Demystifying Tablighi Jamaat
While scores of Muslims are in awe of its work, a significant section believes it has reduced Islam to a set of rituals
Published Date - 1 June 2021, 12:28 AM
After more than 90 years of its existence and dramatic ballooning, the Tablighi Jamaat, reputedly the world’s — and certainly India’s — largest Islamic group, faces convulsions that are bound to cast a shadow on its future. And this has nothing to do with the mess it found itself in during the Covid-19 pandemic.
No Muslim organisation has aroused so much debate, defensiveness and dissent within Islam as the Tablighi Jamaat, says Ziya Us Salam, a journalist and author whose seminal study is largely critical of the group that today has an imprint across the world. Since its birth, the Sunni Muslim revival and reform body has flummoxed or won admiration from a large mass.
Questions, More Questions
And despite commanding millions of members around the globe, not much is known about the Tablighi Jamaat. Even within the Muslim community, there are questions and more questions about the outfit.
Founded in 1927 with the avowed objective of making Muslims better Muslims by making them look inwards, the Tablighi Jamaat is a strictly non-political body that takes no stand on any public issue even if it concerns Muslims. Be it Indira Gandhi’s Emergency rule, Muslim personal law, Babri Masjid, attacks on Muslims, Urdu, Satanic Verses… you name it, and the Tablighi’s lips are sealed. It remains focused on introspection and isolation. Its members, mostly the poor, have no quarrel with the world. To them, life is all about internal cleansing.
According to Ziya Us Salam’s ‘Inside the Tablighi Jamaat’ (HarperCollins), the group does not maintain an account of its members, addresses, profession, family and other details. There are no card-holding cadres, just foot soldiers. People join of their own volition and leave when they want. Its present membership, by conservative estimates, is pegged at around 80 million.
Tablighi adherents pray five times a day but are not encouraged to discuss the Holy Quran. Instead, the group places far greater emphasis on its Fazail-e-Amal, a book put together between 1928 and 1948 and which is often treated like scripture by members.
The book is hugely controversial and is banned in Saudi Arabia. It prods its members into going on three-day trips to another mosque within their town or city, 40-day trips to mosques outside their region, and year-long trips abroad – with their own money. Tablighis set out in small groups every day of the year urging Muslims to come to the mosque and pray. This is their mission.
World of its Own
The Tabligh does not question the law of the land. It has no interaction with non-Muslims. It eschews conversion of people of other faiths. It shuns modern technology to transmit its message. By now, thousands of mosques, particularly in northern India, fall under Tablighi Jamaat’s ‘influence’. Here, the group virtually bans members of other Muslim groups from using them. “They try to ensure that it is their version of Islam that is practiced in as many mosques as possible,” says Ziya Us Salam.
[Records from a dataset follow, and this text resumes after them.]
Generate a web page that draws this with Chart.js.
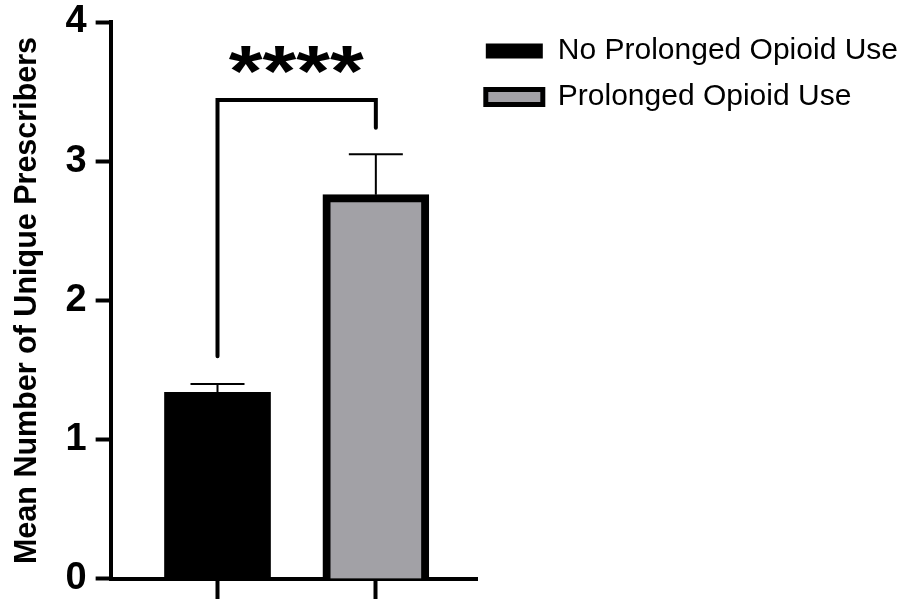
<!DOCTYPE html>
<html>
<head>
<meta charset="utf-8">
<script src="https://cdn.jsdelivr.net/npm/chart.js@4.4.1/dist/chart.umd.min.js"></script>
<style>
    html, body { margin: 0; padding: 0; background: #fff; }
    #wrap { width: 919px; height: 599px; }
</style>
</head>
<body>
<div id="wrap"><canvas id="chart"></canvas></div>
<script>
// Data
const groups = ['No Prolonged Opioid Use', 'Prolonged Opioid Use'];
const groupX = [1, 2];
const means = [1.34, 2.76];
const errUpper = [1.40, 3.05];
const yTicks = [0, 1, 2, 3, 4];

// significance bracket (in data units) and its label
const bracketEnds = [1.6, 3.24];
const bracketTop = 3.44;
const starLevel = 3.73;
const starText = '****';

const barColors = ['#000000', '#a2a1a6'];
const FONT = '"Liberation Sans", Arial, Helvetica, sans-serif';

// error bars + bracket drawn on top of the bars
const extras = {
    id: 'extras',
    afterDatasetsDraw(chart) {
        const ctx = chart.ctx;
        const xs = chart.scales.x;
        const ys = chart.scales.y;
        ctx.save();
        ctx.strokeStyle = '#000';

        // error bars (upper only)
        ctx.lineWidth = 2;
        means.forEach((m, i) => {
            const x = xs.getPixelForValue(groupX[i]);
            const y0 = ys.getPixelForValue(m);
            const y1 = ys.getPixelForValue(errUpper[i]);
            ctx.beginPath();
            ctx.moveTo(x, y0);
            ctx.lineTo(x, y1);
            ctx.moveTo(x - 27, y1);
            ctx.lineTo(x + 27, y1);
            ctx.stroke();
        });

        // bracket
        const xa = xs.getPixelForValue(groupX[0]);
        const xb = xs.getPixelForValue(groupX[1]);
        ctx.lineWidth = 4;
        ctx.lineCap = 'round';
        ctx.lineJoin = 'miter';
        ctx.beginPath();
        ctx.moveTo(xa, ys.getPixelForValue(bracketEnds[0]));
        ctx.lineTo(xa, ys.getPixelForValue(bracketTop));
        ctx.lineTo(xb, ys.getPixelForValue(bracketTop));
        ctx.lineTo(xb, ys.getPixelForValue(bracketEnds[1]));
        ctx.stroke();

        // stars, fitted to the size they have in the figure
        ctx.font = 'bold 80px ' + FONT;
        ctx.textAlign = 'center';
        ctx.textBaseline = 'alphabetic';
        const m = ctx.measureText(starText);
        const w = m.actualBoundingBoxLeft + m.actualBoundingBoxRight;
        const h = m.actualBoundingBoxAscent + m.actualBoundingBoxDescent;
        ctx.translate((xa + xb) / 2, ys.getPixelForValue(starLevel));
        ctx.scale(136 / w, 27 / h);
        ctx.fillStyle = '#000';
        ctx.fillText(starText,
            (m.actualBoundingBoxLeft - m.actualBoundingBoxRight) / 2,
            (m.actualBoundingBoxAscent - m.actualBoundingBoxDescent) / 2);
        ctx.restore();
    }
};

new Chart(document.getElementById('chart'), {
    type: 'bar',
    data: {
        datasets: groups.map((g, i) => ({
            label: g,
            data: [{ x: groupX[i], y: means[i] }],
            backgroundColor: barColors[i],
            borderColor: '#000',
            borderWidth: i === 0 ? 0 : 8,
            barThickness: 106,
            grouped: false
        }))
    },
    options: {
        responsive: true,
        maintainAspectRatio: false,
        animation: false,
        layout: { padding: { left: 12, top: 22, right: 11, bottom: 0 } },
        scales: {
            x: {
                type: 'linear',
                min: 0.325,
                max: 2.644,
                offset: false,
                afterBuildTicks: scale => { scale.ticks = groupX.map(v => ({ value: v })); },
                ticks: { display: false },
                grid: { drawOnChartArea: false, offset: false, tickLength: 20, tickWidth: 4, tickColor: '#000' },
                border: { color: '#000', width: 4 }
            },
            y: {
                min: 0,
                max: 4,
                afterBuildTicks: scale => { scale.ticks = yTicks.map(v => ({ value: v })); },
                ticks: {
                    color: '#000',
                    padding: 9,
                    font: { family: FONT, size: 38, weight: 'bold', lineHeight: 0.58 }
                },
                grid: { drawOnChartArea: false, tickLength: 15, tickWidth: 4, tickColor: '#000' },
                border: { color: '#000', width: 4 },
                title: {
                    display: true,
                    text: 'Mean Number of Unique Prescribers',
                    color: '#000',
                    padding: { top: 0, bottom: 14 },
                    font: { family: FONT, size: 30.5, weight: 'bold', lineHeight: 1.0 }
                }
            }
        },
        plugins: {
            tooltip: { enabled: false },
            legend: {
                position: 'right',
                align: 'start',
                maxWidth: 440,
                title: { display: true, text: '', padding: 0, font: { size: 6, lineHeight: 1 } },
                labels: {
                    color: '#000',
                    boxWidth: 57,
                    boxHeight: 15,
                    padding: 8,
                    font: { family: FONT, size: 30, lineHeight: 1.267 },
                    generateLabels: chart => chart.data.datasets.map((ds, i) => ({
                        text: [ds.label],
                        fillStyle: ds.backgroundColor,
                        strokeStyle: '#000',
                        fontColor: '#000',
                        lineWidth: i === 0 ? 0 : 5,
                        hidden: false,
                        datasetIndex: i
                    }))
                }
            }
        }
    },
    plugins: [extras]
});
</script>
</body>
</html>
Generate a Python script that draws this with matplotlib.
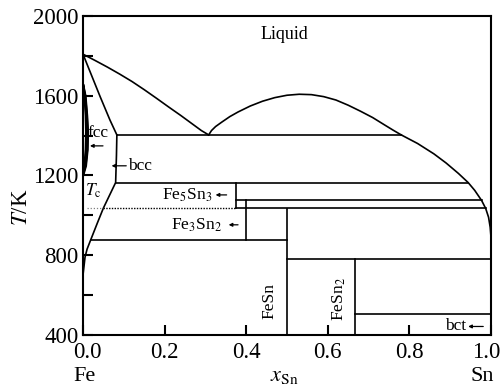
import matplotlib
matplotlib.use("Agg")
import matplotlib.pyplot as plt
from matplotlib.transforms import ScaledTranslation

plt.rcParams["font.family"] = ["Liberation Serif", "DejaVu Serif"]
plt.rcParams["mathtext.fontset"] = "stix"

# Liquidus on the Fe side, down to the monotectic
liq_left_x = [0, 0.03, 0.06, 0.09, 0.12, 0.15, 0.18, 0.21, 0.24, 0.27, 0.29, 0.308]
liq_left_T = [1808, 1776, 1743, 1708, 1671, 1630, 1587, 1543, 1500, 1455, 1425, 1403]

# Liquid miscibility gap
dome_x = [0.308, 0.315, 0.325, 0.34, 0.36, 0.38, 0.41, 0.44, 0.47, 0.50,
          0.53, 0.56, 0.59, 0.62, 0.65, 0.68, 0.71, 0.74, 0.76, 0.78]
dome_T = [1403, 1425, 1445, 1467, 1495, 1518, 1548, 1572, 1590, 1602,
          1607, 1605, 1595, 1578, 1552, 1522, 1490, 1452, 1427, 1403]

# Liquidus on the Sn side
liq_right_x = [0.78, 0.82, 0.86, 0.89, 0.92, 0.944, 0.96, 0.977, 0.987, 0.994, 0.998, 1.0, 1.0]
liq_right_T = [1403, 1360, 1308, 1262, 1210, 1164, 1125, 1074, 1034, 990, 940, 890, 505]

# bcc solidus and solvus
bcc_sol_x = [0, 0.042, 0.066, 0.083]
bcc_sol_T = [1808, 1595, 1478, 1403]
bcc_solv_x = [0.083, 0.082, 0.080, 0.065, 0.050, 0.035, 0.019, 0.010, 0.005, 0.0]
bcc_solv_T = [1403, 1300, 1164, 1100, 1036, 960, 877, 830, 790, 700]

# gamma loop
fcc_T = [1660, 1600, 1500, 1420, 1330, 1250, 1200]
fcc_outer_x = [0, 0.006, 0.010, 0.012, 0.011, 0.007, 0]
fcc_inner_x = [0, 0.003, 0.006, 0.007, 0.006, 0.003, 0]

# invariant lines: (x start, x end, T)
hlines = [
    (0.083, 0.78, 1403),
    (0.080, 0.944, 1164),
    (0.375, 0.977, 1074),
    (0.375, 0.987, 1034),
    (0.019, 0.50, 877),
    (0.50, 1.0, 780),
    (0.667, 1.0, 505),
]
# compound lines: (x, T low, T high)
vlines = [
    (0.375, 1036, 1164),
    (0.40, 877, 1074),
    (0.50, 400, 1030),
    (0.667, 400, 780),
]
Tc = 1038

fig = plt.figure(figsize=(5, 3.88), dpi=100)
ax = fig.add_axes([0.166, 0.137, 0.816, 0.822])

lw = 1.2
ax.plot(liq_left_x, liq_left_T, color="black", lw=lw)
ax.plot(dome_x, dome_T, color="black", lw=lw)
ax.plot(liq_right_x, liq_right_T, color="black", lw=lw)
ax.plot(bcc_sol_x, bcc_sol_T, color="black", lw=lw)
ax.plot(bcc_solv_x, bcc_solv_T, color="black", lw=lw)
ax.plot(fcc_outer_x, fcc_T, color="black", lw=lw)
ax.plot(fcc_inner_x, fcc_T, color="black", lw=lw)
ax.fill_betweenx(fcc_T, fcc_inner_x, fcc_outer_x, color="black")

for x0, x1, T in hlines:
    ax.plot([x0, x1], [T, T], color="black", lw=lw)
for x, T0, T1 in vlines:
    ax.plot([x, x], [T0, T1], color="black", lw=lw)

# Curie temperature
ax.plot([0.01, 0.05], [Tc, Tc], color="gray", lw=0.9, linestyle=(0, (1, 1.5)))
ax.plot([0.05, 0.375], [Tc, Tc], color="black", lw=1.0, linestyle=(0, (1, 1)))

fs = 12.5
ax.text(0.494, 1905, "Liquid", fontsize=13, ha="center", va="center")
ax.text(0.012, 1412, "fcc", fontsize=fs, ha="left", va="center")
ax.text(0.11, 1248, "bcc", fontsize=fs, ha="left", va="center")
ax.text(0.005, 1125, r"$T_{\mathrm{c}}$", fontsize=fs, ha="left", va="center")
ax.text(0.255, 1102, r"Fe$_5$Sn$_3$", fontsize=fs, ha="center", va="center")
ax.text(0.277, 952, r"Fe$_3$Sn$_2$", fontsize=fs, ha="center", va="center")
ax.text(0.456, 571, "FeSn", fontsize=fs, ha="center", va="center", rotation=90)
ax.text(0.628, 581, r"FeSn$_2$", fontsize=fs, ha="center", va="center", rotation=90)
ax.text(0.913, 442, "bct", fontsize=fs, ha="center", va="center")

arrows = [
    (0.017, 0.049, 1348),
    (0.070, 0.106, 1248),
    (0.325, 0.352, 1102),
    (0.357, 0.380, 952),
    (0.944, 0.981, 442),
]
for xa, xb, T in arrows:
    ax.annotate("", xy=(xa, T), xytext=(xb, T),
                arrowprops=dict(arrowstyle="-|>", lw=0.9, color="black",
                                mutation_scale=5, shrinkA=0, shrinkB=0))

ax.set_xlim(0, 1)
ax.set_ylim(400, 2000)
ax.set_xticks([0, 0.2, 0.4, 0.6, 0.8, 1.0])
ax.set_xticklabels(["0.0", "0.2", "0.4", "0.6", "0.8", "1.0"])
ax.set_yticks([400, 800, 1200, 1600, 2000])
ax.set_yticks(range(400, 2001, 200), minor=True)
ax.tick_params(which="both", direction="in", length=7, width=1.5, labelsize=16.5)
ax.tick_params(axis="x", pad=5)
ax.tick_params(axis="y", pad=3)
for s in ax.spines.values():
    s.set_linewidth(1.5)

# nudge the end labels inwards, as in the original figure
xl = ax.get_xticklabels()
xl[0].set_transform(xl[0].get_transform() + ScaledTranslation(4 / 100, 0, fig.dpi_scale_trans))
xl[-1].set_transform(xl[-1].get_transform() + ScaledTranslation(-5 / 100, 0, fig.dpi_scale_trans))

ax.set_ylabel(r"$T$/K", fontsize=16.5)
ax.yaxis.set_label_coords(-0.125, 0.40)

# bottom row: Fe ... x_Sn ... Sn
fig.text(0.568, 0.004, r"$x_{\mathrm{Sn}}$", fontsize=16, ha="center", va="bottom")
fig.text(0.168, 0.004, "Fe", fontsize=16, ha="center", va="bottom")
fig.text(0.964, 0.004, "Sn", fontsize=16, ha="center", va="bottom")

fig.savefig("out.png", dpi=100)
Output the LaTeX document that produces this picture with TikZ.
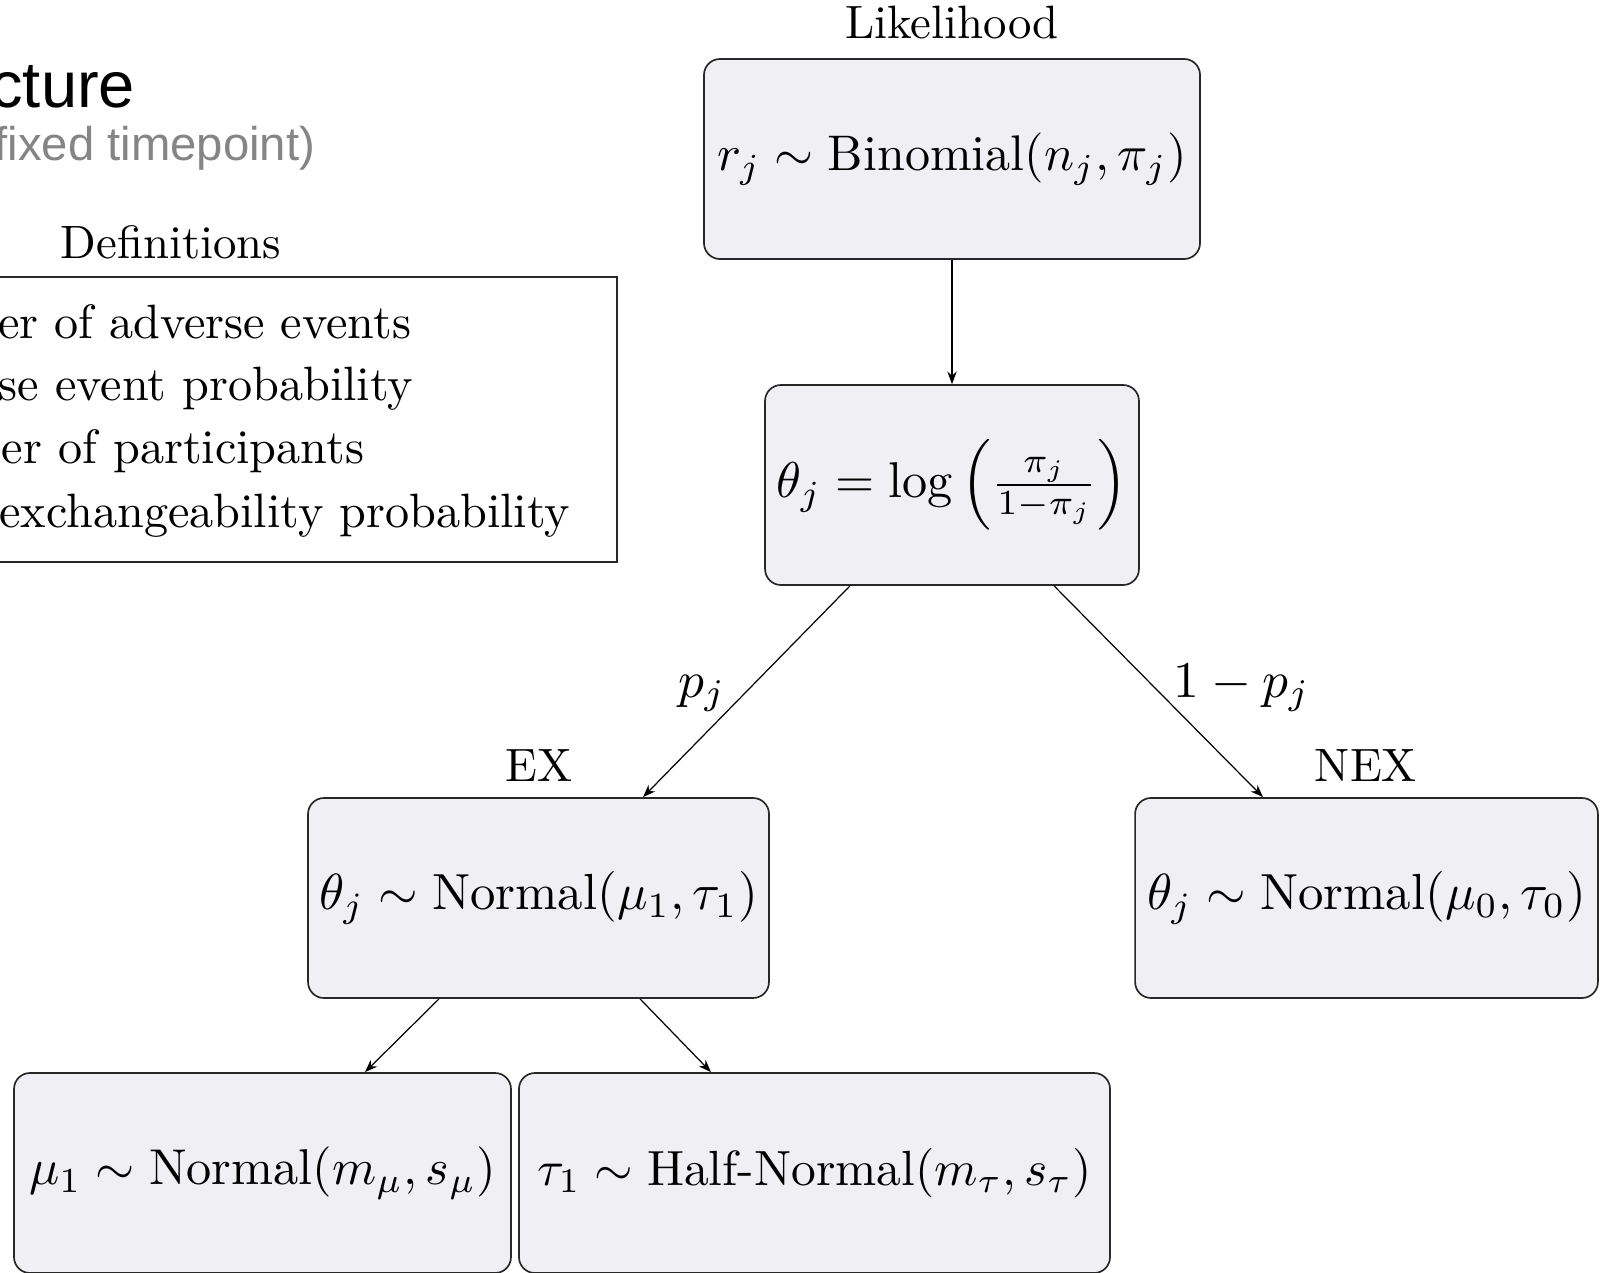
\documentclass[tikz,border=0pt]{standalone}
\usepackage{amsmath}
\usepackage{graphicx}
\usepackage{fontspec}
\newfontfamily\headsans{Liberation Sans}
\usetikzlibrary{arrows.meta}
\definecolor{boxfill}{RGB}{239,239,244}
\definecolor{boxline}{RGB}{40,40,40}
\definecolor{subgray}{RGB}{133,133,133}
% enlarged math for the model boxes and edge weights
\newcommand{\boxmath}[2]{\scalebox{#1}{$#2$}}

\begin{document}
\begin{tikzpicture}[x=0.2137pt,y=-0.2137pt,
  model/.style={draw=boxline, line width=0.36pt, fill=boxfill, rounded corners=3.4pt,
    minimum height=42.74pt, inner xsep=0.5pt, inner ysep=0pt, align=center},
  link/.style={-{Stealth[length=2.7pt,width=2pt]}, line width=0.26pt},
  deftext/.style={anchor=base east, inner sep=0pt, font=\fontsize{10.3}{12.4}\selectfont},
  tag/.style={anchor=base, inner sep=0pt}]
\useasboundingbox (0,0) rectangle (1600,1272);

% page heading (runs off the left edge)
\node[anchor=base east, inner sep=0pt, font=\headsans\fontsize{13.9}{16}\selectfont] (title) at (136,107) {cture};
\node[anchor=base east, inner sep=0pt, text=subgray, font=\headsans\fontsize{10.1}{12}\selectfont] (sub) at (316,160) {fixed timepoint)};

% definitions panel
\node[tag] (defslab) at (171,258) {Definitions};
\node[draw=boxline, line width=0.28pt, minimum width=153.2pt, minimum height=60.9pt, inner sep=0pt] (defs) at (258.5,419.5) {};
\node[deftext] (d1) at (412,338) {er of adverse events};
\node[deftext] (d2) at (414,400) {se event probability};
\node[deftext] (d3) at (365,463) {er of participants};
\node[deftext] (d4) at (571,527) {exchangeability probability};

% model hierarchy
\node[tag] (liklab) at (952,39) {Likelihood};
\node[model, minimum width=106pt] (lik) at (952,159) {\boxmath{1.07}{r_j \sim \mathrm{Binomial}(n_j,\pi_j)}};
\node[model, minimum width=79.9pt] (logit) at (952,485) {\boxmath{1.075}{\theta_j = \log\left(\frac{\pi_j}{1-\pi_j}\right)}};
\node[tag] (exlab) at (539,781) {EX};
\node[tag] (nexlab) at (1366,781) {NEX};
\node[model, minimum width=98.5pt] (ex) at (538.5,898) {\boxmath{1.085}{\theta_j \sim \mathrm{Normal}(\mu_1,\tau_1)}};
\node[model, minimum width=98.9pt] (nex) at (1366.5,898) {\boxmath{1.085}{\theta_j \sim \mathrm{Normal}(\mu_0,\tau_0)}};
\node[model, minimum width=106.2pt] (mu) at (262.5,1173) {\boxmath{1.075}{\mu_1 \sim \mathrm{Normal}(m_\mu,s_\mu)}};
\node[model, minimum width=126.3pt] (tau) at (814.5,1173) {\boxmath{1.057}{\tau_1 \sim \text{Half-Normal}(m_\tau,s_\tau)}};

% edge weights
\node[tag] (pj) at (702,697) {\boxmath{1.1}{p_j}};
\node[tag] (qj) at (1242,697) {\boxmath{1.1}{1-p_j}};

% connectors
\draw[link] (lik.south) -- (logit.north);
\draw[link] ([xshift=-21.8pt]logit.south) -- ([xshift=22.33pt]ex.north);
\draw[link] ([xshift=21.8pt]logit.south) -- ([xshift=-22.12pt]nex.north);
\draw[link] ([xshift=-21.26pt]ex.south) -- ([xshift=21.9pt]mu.north);
\draw[link] ([xshift=21.69pt]ex.south) -- ([xshift=-22.12pt]tau.north);
\end{tikzpicture}
\end{document}
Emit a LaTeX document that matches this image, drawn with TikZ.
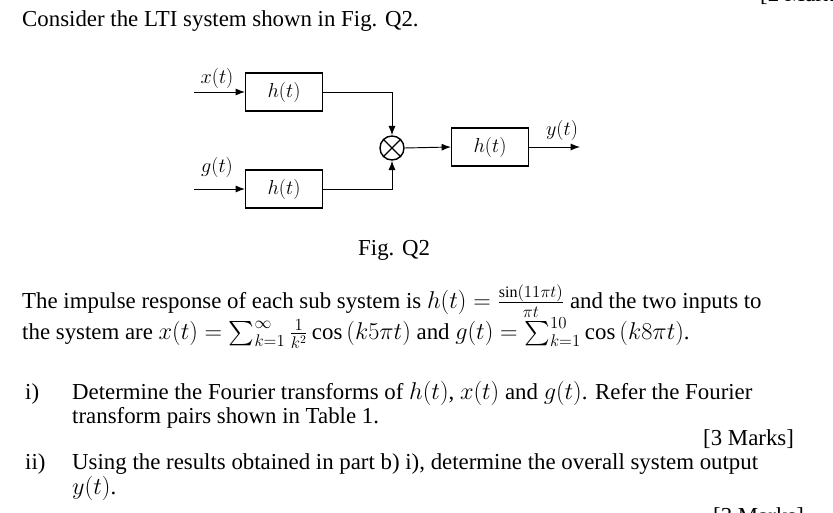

Unlike other Muslim groups, the Tablighi Jamaat has stayed away from the field of education, refraining from opening schools, colleges or universities in its almost a century of existence. Women are mostly discouraged from attending mosques and, when young, are groomed as “obedient daughters, good homemakers and caring wives”. In the group’s worldview, women are mere appendages to men.
As Ziya Us Salam underlines, the Tablighi Jamaat has brought more Muslims to mosques than probably all other Muslim organisations combined. In a secular environment, it has fostered religious identity without breaking any law. Its proponents say it is because of Tablighi Jamaat that several poor Muslims who may have converted to other faiths have remained loyal to Islam.
Fights and Politics
But away from the public glare, the group is riddled now with internecine fights and politics, says the book. The body is yet to have a president from outside the family of Maulana Ilyas, the founder, making it a family enterprise. In 2017, there was a fall-out between Maulana Saad, the present head, and his rivals at its headquarters in Delhi, known as the Markaz.
Those who rebelled included two prominent members from Pakistan, one from Bangladesh and three from India. The breakaway wing is run from a mosque at Nerul in Mumbai. In 2018, Saad had to leave Bangladesh when Tablighis there protested against his presence at their annual congregation.
A split in England took the shape of a violent India-Pakistan row, with Bangladeshi members siding with their Indian counterparts. While Saudi Arabia is disdainful of Tablighi Jamaat, it has faced legal bottlenecks in parts of Central Asia. While the Tabligh was slandered, at times wrongly, over its Delhi congregation amid the pandemic last year, many admit that Saad made a mistake of not cancelling the event.
Today, while scores of Muslims are in awe of the work the Tabligh has done, a significant section of the community believes it has done a singular disservice by reducing Islam to a set of rituals to be performed for personal gratification. Read ‘Inside the Tablighi Jamaat’ should you want to know more.